Wir haben einige Monster in letzter Zeit erlebt, die mehr oder minder schlaue Kulturanalytiker für Embleme unserer Zeit gehalten haben: Vampire, Zombies, Werwölfe, jetzt meinetwegen sogar wieder Frankenstein und Mad Scientists, sogar die gute alte Alien Invasion war wieder mit dabei und in jedem Transformers-Film in ihrer Redundanz hervorragend zyklisiert (allein, dass Michael Bay sich selbst und sein stock footage permanent recyclet ist doch ein herrlicher filmischer Kommentar zur absurden Forderung nach permanenter Originalität, aber auch das nur so nebenher angesagt). Nun also die großen Monster, jetzt auch mit dem Fachterminus Kaiju versehen. Die Frage stellt sich gar nicht, ob diese Monster in unsere Zeit überhaupt passen, sie sind ja da, dort auf der Leinwand, in den Box Sets und den Sonntagnachmittagen auf Kabel 1, in den Comicheften und den Animes. Zu fragen, ob wir nicht nur noch verkabelte und untote Monster akzeptieren wollen, ist schlicht ignorant, denn wer die Filme gesehen hat, der müsste auch bemerkt haben, was das Monströse an diesen Monstern ist - und das sie sich mit den Untoten teilen: Dass sie eben nicht aus dieser Zeit stammen, hier aber alles kaputt machen wollen, was zu ihr gehört.
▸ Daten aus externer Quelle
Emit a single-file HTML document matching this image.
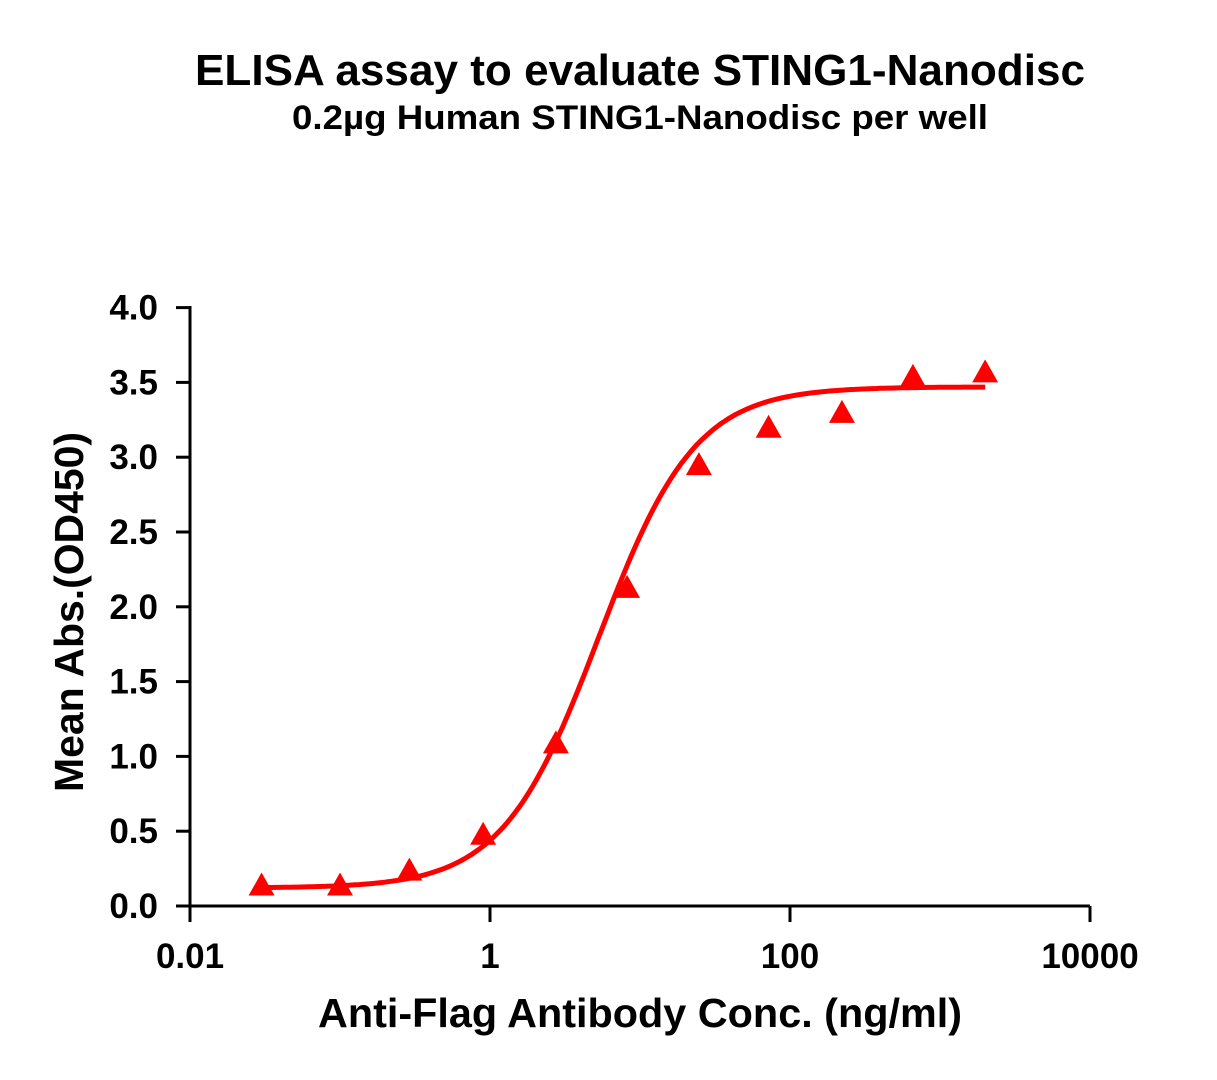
<!DOCTYPE html>
<html><head><meta charset="utf-8"><style>
body{margin:0;background:#fff}
svg text{font-family:"Liberation Sans",Arial,sans-serif;font-weight:bold;fill:#000}
</style></head><body>
<svg width="1217" height="1075" viewBox="0 0 1217 1075">
<text x="640" y="85" font-size="44" text-anchor="middle" textLength="890" lengthAdjust="spacingAndGlyphs">ELISA assay to evaluate STING1-Nanodisc</text>
<text x="640" y="129" font-size="34" text-anchor="middle" textLength="696" lengthAdjust="spacingAndGlyphs">0.2µg Human STING1-Nanodisc per well</text>
<g id="axes"></g>
<g id="marks"></g>
<text x="640" y="1027" font-size="41" text-anchor="middle" textLength="644" lengthAdjust="spacingAndGlyphs">Anti-Flag Antibody Conc. (ng/ml)</text>
<text transform="translate(83,612) rotate(-90)" font-size="41" text-anchor="middle" textLength="360" lengthAdjust="spacingAndGlyphs">Mean Abs.(OD450)</text>
</svg>
<script>
const concentrations=[0.03,0.1,0.29,0.9,2.75,8.2,24.7,72,222,660,2000];
const absorbances=[0.13,0.13,0.23,0.47,1.08,2.12,2.94,3.19,3.29,3.53,3.56];
const xTickLabels=["0.01","1","100","10000"];
const xTickValues=[0.01,1,100,10000];
const yTickValues=[0,0.5,1,1.5,2,2.5,3,3.5,4];
const fitBottom=0.12, fitTop=3.47, fitEC50=5.3, fitHill=1.35;

const NS="http://www.w3.org/2000/svg";
const X=v=>190+(Math.log10(v)+2)*150;
const Y=v=>906-v*149.6;
function mk(tag,attrs,parent){const e=document.createElementNS(NS,tag);for(const k in attrs)e.setAttribute(k,attrs[k]);parent.appendChild(e);return e;}
const axes=document.getElementById('axes'),marks=document.getElementById('marks');
let a=mk('line',{x1:176,y1:906,x2:1090,y2:906,stroke:'#000','stroke-width':3},axes);


a=mk('line',{x1:190,y1:306,x2:190,y2:907,stroke:'#000','stroke-width':3},axes);


xTickValues.forEach((v,i)=>{
  const t=mk('line',{x1:X(v),y1:906,x2:X(v),y2:922,stroke:'#000','stroke-width':3},axes);
  
  
  const l=mk('text',{x:X(v),y:968,'font-size':35,'text-anchor':'middle'},axes);l.textContent=xTickLabels[i];
  
  
});
yTickValues.forEach(v=>{
  const t=mk('line',{x1:176,y1:Y(v),x2:190,y2:Y(v),stroke:'#000','stroke-width':3},axes);
  
  
  const l=mk('text',{x:158,y:Y(v)+12,'font-size':35,'text-anchor':'end'},axes);l.textContent=v.toFixed(1);
  
  
});
let d='';
const lo=Math.log10(concentrations[0]),hi=Math.log10(concentrations[concentrations.length-1]);
for(let i=0;i<=200;i++){const lx=lo+(hi-lo)*i/200,c=Math.pow(10,lx);
  const y=fitBottom+(fitTop-fitBottom)/(1+Math.pow(fitEC50/c,fitHill));
  d+=(i?'L':'M')+X(c).toFixed(1)+','+Y(y).toFixed(1);}
const p=mk('path',{d:d,fill:'none',stroke:'#ff0000','stroke-width':5},marks);


concentrations.forEach((c,i)=>{const x=X(c),y=Y(absorbances[i]);
  const t=mk('polygon',{points:`${x},${y-14} ${x-13},${y+9} ${x+13},${y+9}`,fill:'#ff0000'},marks);
  
  
});
</script>
</body></html>
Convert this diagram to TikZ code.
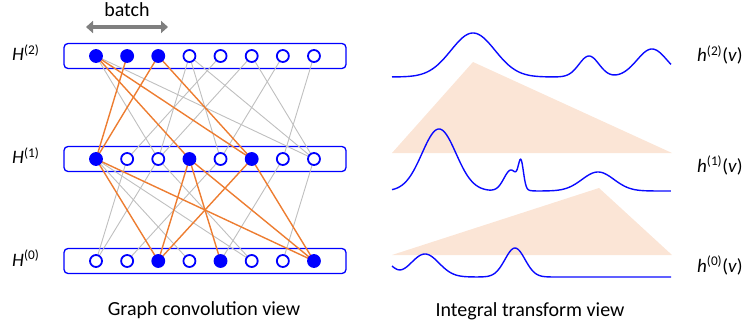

Sie sind nunmal Heimsuchungen aus der Vergangengheit. Meist sogar aus einer Vergangenheit, die wir alle gar nicht kannten, die irgendwo im Archiv der Erdschichten vergraben war und nun umso mächtiger zurückzuschlagen droht. It's Evolution, Baby!
Was wir also erleben, ist das absolute Archivmonster, der Horror der Archäologie, den niemand so griffig gezeichnet hat wie H. P. Lovecraft, nämlich die Vorstellung, dass die geheime, uralte Geschichte, die wir gar nicht kannten, uns in Zukunft vernichten wird, dass sie aus dem Innersten unseres Planeten, den dunkelsten Ecken unseres Himmels uns heimsuchen wird und dass unsere Zeit damit zuende ist, wenn wir erkennen, dass es gar nicht unsere Zeit gewesen ist.
Dass "Pacific Rim", "Godzilla" und andere Widergänger dieses Horrors den Crichton-Twist krümmen, indem sie zeigen, wie der Mensch durch seine Monsterlabore, seine Monstermaschinen, seine Monsterkomplexe seinen monströsen Triumphzug fortsetzt, ist die bittere Pointe, an deren Ende vielleicht gar nichts anderes übrig bleibt, als die Selbstauslöschung des Humanen in Form der Technik zum absoluten Horror avant la lettre zu erheben, ist Stoff für eine andere Ansage. Dass aber die Monster in Form der Kaijus in unsere Zeit gehören wie die Monster der Labore und Maschinen, ist doch nur eine allzumenschliche, allzu zeitgemäße Betrachtung. Der Übermensch kommt mal wieder zu spät.